McDowell must provide assurances on legal assistance agreement with US
21 July 2005
Commenting on today's reports in the Irish Examiner concerning the instrument of agreement signed last week under the Agreement on Mutual Legal Assistance between the US and the EU, Labour Spokesperson on Justice, Deputy Joe Costello, called on Minister Michael McDowell to clarify the details of the agreement to ensure no individual's human rights will be jeopardized.
Deputy Costello commented, "I have no difficulty with the concept of assistance between the law enforcement and prosecution services of democratic states in the investigation and prosecution of crime, particularly terrorist crime. In that light, I broadly welcome international agreements to improve the working of arrangements for extradition, the joint investigation of serious crime and mutual legal assistance.
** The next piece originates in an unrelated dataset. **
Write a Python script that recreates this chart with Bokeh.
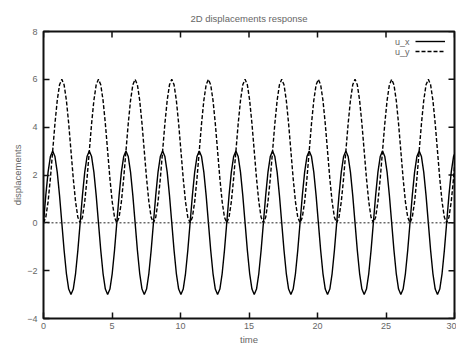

"The ‘instrument of agreement' signed last week is one that was made under the Agreement on Mutual Legal Assistance between the US and the European Union, signed in June, 2003. It is subject to the completion by both countries of their ‘respective applicable internal procedures for entry into force.'
"In Ireland's case, legislation is needed to give effect to the agreement but the Bill has not yet been published. We will examine the Bill carefully in order to ensure that it does not override important constitutional and procedural safeguards.
"Firstly, there is no basis for giving greater rights to the US Government under mutual assistance arrangements than are given by EU Governments amongst themselves.
"Secondly, the agreement allows each state to insist that it will apply only to offences known to the criminal law of both countries. I presume that Minister McDowell will avail of this option and that his Bill will not apply this agreement to offences unknown to Irish law. Otherwise we will oppose it.
"Thirdly, while the US has restricted civil liberties of its own citizens and of non-nationals, there can be no question of any similar ‘emergency powers' regime being brought in here or of anyone on Irish soil being deprived of their right of access to the ordinary courts.
"Fourthly, there cannot be any question of people being spirited out of this jurisdiction for the purposes solely of questioning or detention.
"Finally, any joint investigation teams operating in Ireland must continue to be led by the Garda Síochána and to be answerable to the ordinary rule of law. The police and security services of other states cannot be given free rein to operate in Ireland as if they were at home.
"Provided the Minister's Bill respects these and other basic safeguards, it should be welcomed."